____ DATA SHOWN
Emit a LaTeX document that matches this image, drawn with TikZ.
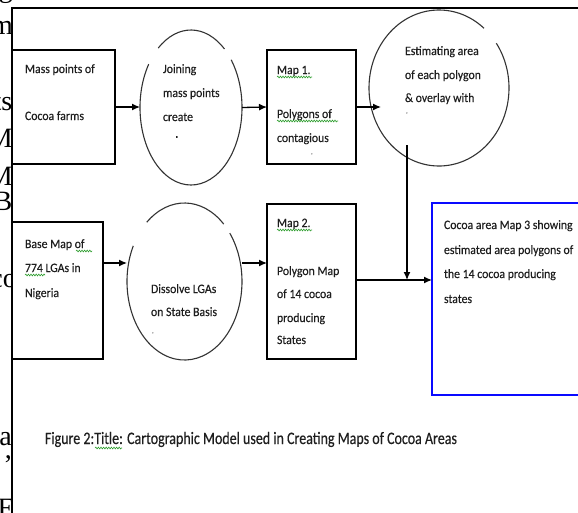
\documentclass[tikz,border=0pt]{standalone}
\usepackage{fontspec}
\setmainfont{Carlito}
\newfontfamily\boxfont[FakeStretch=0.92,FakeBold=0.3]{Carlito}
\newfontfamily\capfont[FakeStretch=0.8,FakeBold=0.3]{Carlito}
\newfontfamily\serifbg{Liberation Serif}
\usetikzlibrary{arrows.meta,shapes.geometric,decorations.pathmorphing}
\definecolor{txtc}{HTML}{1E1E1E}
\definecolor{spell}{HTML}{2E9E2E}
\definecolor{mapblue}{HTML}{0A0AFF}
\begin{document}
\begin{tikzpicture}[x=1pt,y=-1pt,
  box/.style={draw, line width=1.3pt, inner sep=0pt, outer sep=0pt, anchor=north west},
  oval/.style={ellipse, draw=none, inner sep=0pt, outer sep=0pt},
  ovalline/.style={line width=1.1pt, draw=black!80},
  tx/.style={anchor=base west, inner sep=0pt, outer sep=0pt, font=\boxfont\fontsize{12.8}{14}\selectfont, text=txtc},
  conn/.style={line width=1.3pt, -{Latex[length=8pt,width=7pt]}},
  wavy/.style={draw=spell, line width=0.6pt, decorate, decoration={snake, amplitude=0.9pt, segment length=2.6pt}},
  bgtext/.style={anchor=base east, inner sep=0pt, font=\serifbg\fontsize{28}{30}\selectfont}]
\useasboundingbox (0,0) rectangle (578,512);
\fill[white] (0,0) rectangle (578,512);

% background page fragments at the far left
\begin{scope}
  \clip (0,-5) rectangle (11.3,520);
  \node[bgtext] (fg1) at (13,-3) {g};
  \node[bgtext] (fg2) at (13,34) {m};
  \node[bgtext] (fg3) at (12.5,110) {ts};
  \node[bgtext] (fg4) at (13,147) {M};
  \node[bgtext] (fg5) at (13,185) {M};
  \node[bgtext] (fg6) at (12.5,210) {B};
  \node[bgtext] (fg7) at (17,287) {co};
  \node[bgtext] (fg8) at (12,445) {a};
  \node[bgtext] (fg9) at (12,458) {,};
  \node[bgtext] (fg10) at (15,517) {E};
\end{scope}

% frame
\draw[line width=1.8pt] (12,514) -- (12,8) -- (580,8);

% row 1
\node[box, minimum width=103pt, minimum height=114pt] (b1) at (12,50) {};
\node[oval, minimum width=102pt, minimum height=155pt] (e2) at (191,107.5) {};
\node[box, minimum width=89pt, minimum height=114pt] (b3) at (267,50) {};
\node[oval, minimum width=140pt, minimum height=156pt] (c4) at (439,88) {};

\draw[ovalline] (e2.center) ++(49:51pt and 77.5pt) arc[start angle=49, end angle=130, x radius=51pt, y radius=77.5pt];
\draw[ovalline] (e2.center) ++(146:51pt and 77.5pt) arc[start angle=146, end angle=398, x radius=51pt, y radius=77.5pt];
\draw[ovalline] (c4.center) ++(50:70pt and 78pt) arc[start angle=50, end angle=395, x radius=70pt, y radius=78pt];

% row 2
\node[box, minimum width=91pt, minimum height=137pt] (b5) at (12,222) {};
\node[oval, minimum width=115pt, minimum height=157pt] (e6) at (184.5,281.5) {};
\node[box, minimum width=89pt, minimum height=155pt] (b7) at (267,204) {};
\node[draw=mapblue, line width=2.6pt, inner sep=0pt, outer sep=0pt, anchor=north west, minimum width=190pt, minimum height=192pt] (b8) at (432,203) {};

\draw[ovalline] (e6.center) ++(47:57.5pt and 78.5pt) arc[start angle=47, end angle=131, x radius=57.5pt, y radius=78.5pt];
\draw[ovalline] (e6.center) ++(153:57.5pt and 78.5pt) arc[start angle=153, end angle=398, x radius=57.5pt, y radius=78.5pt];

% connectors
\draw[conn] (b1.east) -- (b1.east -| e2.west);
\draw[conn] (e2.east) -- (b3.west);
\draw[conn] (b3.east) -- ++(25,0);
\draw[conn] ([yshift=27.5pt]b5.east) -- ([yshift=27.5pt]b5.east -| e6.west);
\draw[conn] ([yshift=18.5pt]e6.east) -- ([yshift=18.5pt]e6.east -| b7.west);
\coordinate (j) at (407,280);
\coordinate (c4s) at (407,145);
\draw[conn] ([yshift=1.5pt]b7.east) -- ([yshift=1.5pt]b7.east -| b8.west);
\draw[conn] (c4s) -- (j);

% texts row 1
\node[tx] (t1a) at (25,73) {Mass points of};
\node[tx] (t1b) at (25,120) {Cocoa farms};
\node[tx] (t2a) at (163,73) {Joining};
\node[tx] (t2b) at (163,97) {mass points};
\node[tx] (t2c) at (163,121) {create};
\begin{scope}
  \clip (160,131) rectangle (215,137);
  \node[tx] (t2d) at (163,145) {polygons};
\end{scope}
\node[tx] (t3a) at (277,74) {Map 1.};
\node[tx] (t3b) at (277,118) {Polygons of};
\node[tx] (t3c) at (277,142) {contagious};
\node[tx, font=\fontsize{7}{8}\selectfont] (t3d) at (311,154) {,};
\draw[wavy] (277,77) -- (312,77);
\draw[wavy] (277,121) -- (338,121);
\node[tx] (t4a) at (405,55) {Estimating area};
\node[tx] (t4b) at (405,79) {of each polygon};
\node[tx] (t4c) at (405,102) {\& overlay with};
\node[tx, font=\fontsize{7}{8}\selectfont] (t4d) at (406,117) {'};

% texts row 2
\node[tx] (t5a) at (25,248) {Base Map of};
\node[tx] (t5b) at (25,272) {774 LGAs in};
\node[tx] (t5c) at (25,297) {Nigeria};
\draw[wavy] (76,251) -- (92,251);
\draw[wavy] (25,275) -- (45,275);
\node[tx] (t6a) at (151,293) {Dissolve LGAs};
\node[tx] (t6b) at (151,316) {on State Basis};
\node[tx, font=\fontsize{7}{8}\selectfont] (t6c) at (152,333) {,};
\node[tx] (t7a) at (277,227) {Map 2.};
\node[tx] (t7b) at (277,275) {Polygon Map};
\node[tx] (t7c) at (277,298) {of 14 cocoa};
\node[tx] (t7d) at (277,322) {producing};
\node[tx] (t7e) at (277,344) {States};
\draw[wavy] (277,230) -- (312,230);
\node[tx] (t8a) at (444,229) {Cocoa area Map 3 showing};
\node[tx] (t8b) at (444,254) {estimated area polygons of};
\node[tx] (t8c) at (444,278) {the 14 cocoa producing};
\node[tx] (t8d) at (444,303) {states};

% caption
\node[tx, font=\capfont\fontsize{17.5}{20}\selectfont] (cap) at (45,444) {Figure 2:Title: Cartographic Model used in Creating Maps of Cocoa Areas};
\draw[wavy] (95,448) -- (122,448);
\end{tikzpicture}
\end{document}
________
- [INSTRUCTIONS TO FOLLOW] Without the pictures, repeat the listing above exactly.

- [EXERCISE ANSWER]
Emit a LaTeX document that matches this image, drawn with TikZ.
\documentclass[tikz,border=0pt]{standalone}
\usepackage{fontspec}
\setmainfont{Carlito}
\newfontfamily\boxfont[FakeStretch=0.92,FakeBold=0.3]{Carlito}
\newfontfamily\capfont[FakeStretch=0.8,FakeBold=0.3]{Carlito}
\newfontfamily\serifbg{Liberation Serif}
\usetikzlibrary{arrows.meta,shapes.geometric,decorations.pathmorphing}
\definecolor{txtc}{HTML}{1E1E1E}
\definecolor{spell}{HTML}{2E9E2E}
\definecolor{mapblue}{HTML}{0A0AFF}
\begin{document}
\begin{tikzpicture}[x=1pt,y=-1pt,
  box/.style={draw, line width=1.3pt, inner sep=0pt, outer sep=0pt, anchor=north west},
  oval/.style={ellipse, draw=none, inner sep=0pt, outer sep=0pt},
  ovalline/.style={line width=1.1pt, draw=black!80},
  tx/.style={anchor=base west, inner sep=0pt, outer sep=0pt, font=\boxfont\fontsize{12.8}{14}\selectfont, text=txtc},
  conn/.style={line width=1.3pt, -{Latex[length=8pt,width=7pt]}},
  wavy/.style={draw=spell, line width=0.6pt, decorate, decoration={snake, amplitude=0.9pt, segment length=2.6pt}},
  bgtext/.style={anchor=base east, inner sep=0pt, font=\serifbg\fontsize{28}{30}\selectfont}]
\useasboundingbox (0,0) rectangle (578,512);
\fill[white] (0,0) rectangle (578,512);

% background page fragments at the far left
\begin{scope}
  \clip (0,-5) rectangle (11.3,520);
  \node[bgtext] (fg1) at (13,-3) {g};
  \node[bgtext] (fg2) at (13,34) {m};
  \node[bgtext] (fg3) at (12.5,110) {ts};
  \node[bgtext] (fg4) at (13,147) {M};
  \node[bgtext] (fg5) at (13,185) {M};
  \node[bgtext] (fg6) at (12.5,210) {B};
  \node[bgtext] (fg7) at (17,287) {co};
  \node[bgtext] (fg8) at (12,445) {a};
  \node[bgtext] (fg9) at (12,458) {,};
  \node[bgtext] (fg10) at (15,517) {E};
\end{scope}

% frame
\draw[line width=1.8pt] (12,514) -- (12,8) -- (580,8);

% row 1
\node[box, minimum width=103pt, minimum height=114pt] (b1) at (12,50) {};
\node[oval, minimum width=102pt, minimum height=155pt] (e2) at (191,107.5) {};
\node[box, minimum width=89pt, minimum height=114pt] (b3) at (267,50) {};
\node[oval, minimum width=140pt, minimum height=156pt] (c4) at (439,88) {};

\draw[ovalline] (e2.center) ++(49:51pt and 77.5pt) arc[start angle=49, end angle=130, x radius=51pt, y radius=77.5pt];
\draw[ovalline] (e2.center) ++(146:51pt and 77.5pt) arc[start angle=146, end angle=398, x radius=51pt, y radius=77.5pt];
\draw[ovalline] (c4.center) ++(50:70pt and 78pt) arc[start angle=50, end angle=395, x radius=70pt, y radius=78pt];

% row 2
\node[box, minimum width=91pt, minimum height=137pt] (b5) at (12,222) {};
\node[oval, minimum width=115pt, minimum height=157pt] (e6) at (184.5,281.5) {};
\node[box, minimum width=89pt, minimum height=155pt] (b7) at (267,204) {};
\node[draw=mapblue, line width=2.6pt, inner sep=0pt, outer sep=0pt, anchor=north west, minimum width=190pt, minimum height=192pt] (b8) at (432,203) {};

\draw[ovalline] (e6.center) ++(47:57.5pt and 78.5pt) arc[start angle=47, end angle=131, x radius=57.5pt, y radius=78.5pt];
\draw[ovalline] (e6.center) ++(153:57.5pt and 78.5pt) arc[start angle=153, end angle=398, x radius=57.5pt, y radius=78.5pt];

% connectors
\draw[conn] (b1.east) -- (b1.east -| e2.west);
\draw[conn] (e2.east) -- (b3.west);
\draw[conn] (b3.east) -- ++(25,0);
\draw[conn] ([yshift=27.5pt]b5.east) -- ([yshift=27.5pt]b5.east -| e6.west);
\draw[conn] ([yshift=18.5pt]e6.east) -- ([yshift=18.5pt]e6.east -| b7.west);
\coordinate (j) at (407,280);
\coordinate (c4s) at (407,145);
\draw[conn] ([yshift=1.5pt]b7.east) -- ([yshift=1.5pt]b7.east -| b8.west);
\draw[conn] (c4s) -- (j);

% texts row 1
\node[tx] (t1a) at (25,73) {Mass points of};
\node[tx] (t1b) at (25,120) {Cocoa farms};
\node[tx] (t2a) at (163,73) {Joining};
\node[tx] (t2b) at (163,97) {mass points};
\node[tx] (t2c) at (163,121) {create};
\begin{scope}
  \clip (160,131) rectangle (215,137);
  \node[tx] (t2d) at (163,145) {polygons};
\end{scope}
\node[tx] (t3a) at (277,74) {Map 1.};
\node[tx] (t3b) at (277,118) {Polygons of};
\node[tx] (t3c) at (277,142) {contagious};
\node[tx, font=\fontsize{7}{8}\selectfont] (t3d) at (311,154) {,};
\draw[wavy] (277,77) -- (312,77);
\draw[wavy] (277,121) -- (338,121);
\node[tx] (t4a) at (405,55) {Estimating area};
\node[tx] (t4b) at (405,79) {of each polygon};
\node[tx] (t4c) at (405,102) {\& overlay with};
\node[tx, font=\fontsize{7}{8}\selectfont] (t4d) at (406,117) {'};

% texts row 2
\node[tx] (t5a) at (25,248) {Base Map of};
\node[tx] (t5b) at (25,272) {774 LGAs in};
\node[tx] (t5c) at (25,297) {Nigeria};
\draw[wavy] (76,251) -- (92,251);
\draw[wavy] (25,275) -- (45,275);
\node[tx] (t6a) at (151,293) {Dissolve LGAs};
\node[tx] (t6b) at (151,316) {on State Basis};
\node[tx, font=\fontsize{7}{8}\selectfont] (t6c) at (152,333) {,};
\node[tx] (t7a) at (277,227) {Map 2.};
\node[tx] (t7b) at (277,275) {Polygon Map};
\node[tx] (t7c) at (277,298) {of 14 cocoa};
\node[tx] (t7d) at (277,322) {producing};
\node[tx] (t7e) at (277,344) {States};
\draw[wavy] (277,230) -- (312,230);
\node[tx] (t8a) at (444,229) {Cocoa area Map 3 showing};
\node[tx] (t8b) at (444,254) {estimated area polygons of};
\node[tx] (t8c) at (444,278) {the 14 cocoa producing};
\node[tx] (t8d) at (444,303) {states};

% caption
\node[tx, font=\capfont\fontsize{17.5}{20}\selectfont] (cap) at (45,444) {Figure 2:Title: Cartographic Model used in Creating Maps of Cocoa Areas};
\draw[wavy] (95,448) -- (122,448);
\end{tikzpicture}
\end{document}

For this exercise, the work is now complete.